Tuesday, January 13

In which I present a strong case for ammending the U.S. Employment Laws

I started the day running 20 minutes late, and by the time I got home my shoulders were so tense that my butt stood a full inch higher than normal.

You know those days that happen occasionally, the ones where you’ve tossed and turned all night, then finally fall into a deep and comforting sleep like 10 minutes before you have to get up? This is what today was. I just couldn’t get the engine revved this morning.

Let me take this moment to wax political and say that I believe Obama should support the Take Back Your Time lobby for reasonable paid vacation, sick and maternity leave, as well as more flexible working arrangements to help preserve family time. But in addition to these noble propositions, I'd like to put forth the idea of 2-3 mandatory paid Lazy Days in which workers may choose to stay in bed, wear their pajamas and watch movies all day, pausing only to answer the door for the government-sponsored delivery of the Emergency Comfort Food Box containing Cinnabons, Cheez Doodles, McDonald's french fries and Swedish meatballs.

Even though I had picked out an outfit last night, and even though I was already running late, I changed three times this morning. I should have just thrown in the towel and wore jeans and a sweater, but I was determined to wear a dress. Big mistake. Because in the winter, you have to wear tights with dresses, and tights have a propensity for turning figurative to literal when it comes to the panties in a twist scenario. What’s more, if you wear tights, you have to wear a slip, or risk having the sticky-leg syndrome all day, in which your dress looks more like a romper.

Under normal circumstances, wearing a slip is no problem. But the only slip I have is one from middle school, so what should be a floaty non-stick garment is now a fairly skanky miniskirt. Plus, whenever I tried to adjust my tights, as one inevitably does whilst wearing tights, I’d end up cinching the slip up some more, so it frequently ended up acting less as a slip and more as a belt. Fun. Times.

When I finally got into my car to come to work, the whole thing was frozen.

And then I hit nearly every red light possible on the way in. I considered stopping for a donut, but didn’t. Probably should’ve.

Because when I got to work, first thing, there was An E-mail With A Problem. You know, That E-mail With A Problem that totally screws the rest of your day. So needless to say, work was…challenging. I shall stop there or risk being dooced. Although my amazing, beautiful, compassionate boss Michaela told me to leave a half hour early.

So I’m loath to complain too much. After all, I wasn’t farted on by a squatting stranger in the subway like Costume Diva was.

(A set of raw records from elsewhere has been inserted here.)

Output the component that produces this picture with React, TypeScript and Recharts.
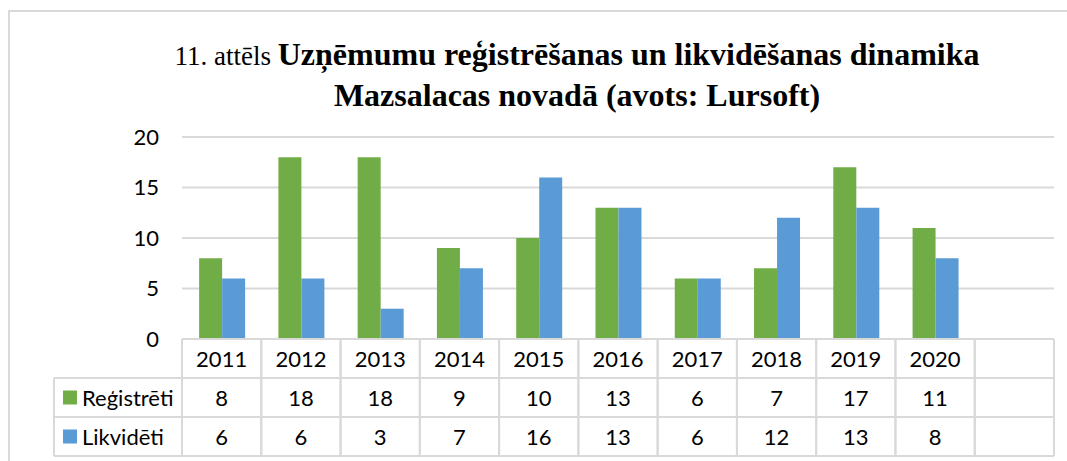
import React from 'react';
import { BarChart, Bar, XAxis, YAxis, CartesianGrid } from 'recharts';

const years = ['2011', '2012', '2013', '2014', '2015', '2016', '2017', '2018', '2019', '2020', ''];
const registreti = [8, 18, 18, 9, 10, 13, 6, 7, 17, 11, null];
const likvideti = [6, 6, 3, 7, 16, 13, 6, 12, 13, 8, null];
const yTicks = [0, 5, 10, 15, 20];

const seriesNames = ['Reģistrēti', 'Likvidēti'];
const colors = ['#70ad47', '#5b9bd5'];

const data = years.map((year, i) => ({
  year,
  registreti: registreti[i],
  likvideti: likvideti[i],
}));

const W = 1067;
const H = 461;
const margin = { top: 137, right: 13, left: 54, bottom: 5 };
const yAxisWidth = 128;
const xAxisHeight = 117;
const rowH = xAxisHeight / 3;
const colW = (W - margin.left - margin.right - yAxisWidth) / years.length;
const lineColor = '#d9d9d9';
const font = 'Lato, "Noto Sans", sans-serif';
const fs = 22;

function TableTick(props: any) {
  const { x, y, payload } = props;
  const i = payload.index;
  const left = x - colW / 2;
  const right = x + colW / 2;
  const values = [registreti[i], likvideti[i]];
  const legendLeft = left - yAxisWidth;

  return (
    <g>
      {[0, 1, 2, 3].map((r) => (
        <line key={'h' + r} x1={left} x2={right} y1={y + r * rowH} y2={y + r * rowH} stroke={lineColor} strokeWidth={2} />
      ))}
      <line x1={left} x2={left} y1={y} y2={y + xAxisHeight} stroke={lineColor} strokeWidth={2} />
      <line x1={right} x2={right} y1={y} y2={y + xAxisHeight} stroke={lineColor} strokeWidth={2} />
      <text x={x} y={y + rowH / 2} textAnchor="middle" dominantBaseline="central" fontSize={fs} fontFamily={font} fill="#000">
        {payload.value}
      </text>
      {values.map((v, r) => (
        <text key={'v' + r} x={x} y={y + rowH * (r + 1.5)} textAnchor="middle" dominantBaseline="central" fontSize={fs} fontFamily={font} fill="#000">
          {v == null ? '' : v}
        </text>
      ))}
      {i === 0 && (
        <g>
          {[1, 2, 3].map((r) => (
            <line key={'lh' + r} x1={legendLeft} x2={left} y1={y + r * rowH} y2={y + r * rowH} stroke={lineColor} strokeWidth={2} />
          ))}
          <line x1={legendLeft} x2={legendLeft} y1={y + rowH} y2={y + xAxisHeight} stroke={lineColor} strokeWidth={2} />
          {seriesNames.map((name, r) => (
            <g key={name}>
              <rect x={legendLeft + 9} y={y + rowH * (r + 1.5) - 7} width={14} height={14} fill={colors[r]} />
              <text x={legendLeft + 28} y={y + rowH * (r + 1.5)} dominantBaseline="central" fontSize={fs} fontFamily={font} fill="#000">
                {name}
              </text>
            </g>
          ))}
        </g>
      )}
    </g>
  );
}

export default function App() {
  return (
    <div style={{ position: 'absolute', left: 0, top: 0, width: W, height: H, background: '#fff' }}>
      <div
        style={{
          position: 'absolute',
          left: 8,
          top: 10,
          width: W,
          height: H,
          border: '2px solid ' + lineColor,
          boxSizing: 'border-box',
        }}
      />
      <div
        style={{
          position: 'absolute',
          left: 80,
          top: 35,
          width: 994,
          textAlign: 'center',
          fontFamily: '"Liberation Serif", "Times New Roman", serif',
          fontSize: 32,
          lineHeight: '39px',
          color: '#000',
        }}
      >
        <span style={{ fontSize: 27 }}>11. attēls </span>
        <b>Uzņēmumu reģistrēšanas un likvidēšanas dinamika</b>
        <br />
        <b>Mazsalacas novadā (avots: Lursoft)</b>
      </div>
      <BarChart
        width={W}
        height={H}
        data={data}
        margin={margin}
        barCategoryGap="21.6%"
        barGap={0}
        style={{ position: 'absolute', left: 0, top: 0 }}
      >
        <CartesianGrid vertical={false} stroke={lineColor} strokeWidth={2} />
        <YAxis
          width={yAxisWidth}
          domain={[0, 20]}
          ticks={yTicks}
          axisLine={false}
          tickLine={false}
          tickSize={0}
          tickMargin={23}
          tick={{ fontSize: fs, fontFamily: font, fill: '#000' }}
        />
        <XAxis
          dataKey="year"
          height={xAxisHeight}
          axisLine={false}
          tickLine={false}
          tickSize={0}
          tickMargin={0}
          interval={0}
          tick={<TableTick />}
        />
        <Bar dataKey="registreti" name={seriesNames[0]} fill={colors[0]} isAnimationActive={false} />
        <Bar dataKey="likvideti" name={seriesNames[1]} fill={colors[1]} isAnimationActive={false} />
      </BarChart>
    </div>
  );
}
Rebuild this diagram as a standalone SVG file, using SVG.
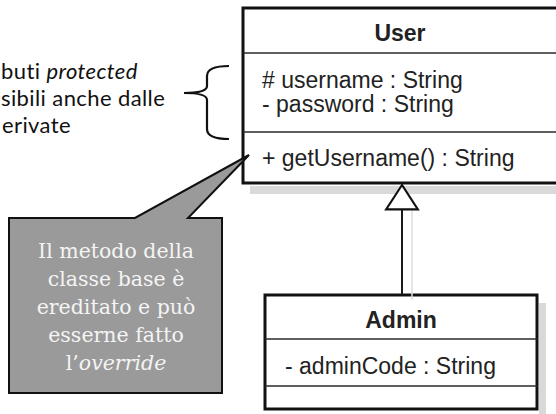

But who knows? The day is still young.


Unknown said...

I have to agree with you as far as the whole time off policy. I have to admit that we "Wachovia-ites" were a little spoiled but I really feel the Wells Fargo policy is a bit strict. No Family Care Time (hours you could use to take care of your family members); no Community Service Time; no sick days; and NO maternity/paternity days. What all this amounts to is no time other than Paid Time Off and actually they reduced the number of PTO days too! I needed to vent too :)

Erin said...

WOW. That is pretty bad. And I was frustrated because our company is revising its vacation accrual policy so that people on leave (maternity, for instance) do not accrue time off. I guess I'll just have to deliver chicken soup to your cubicle next time you're sick.

Costume Diva said...

Oh, I totally support the mandatory paid Lazy Days- especially the Emergency Comfort Food Box. Only mine would include an enormous burrito, Dove Toffe and Caramel icecream, mozzerella sticks and a frigid Coke. I would also need the complete set of Harry Potter DVD's. And while the strangers fart was pretty horrid- I dont deal with baby poo on a daily basis like you do!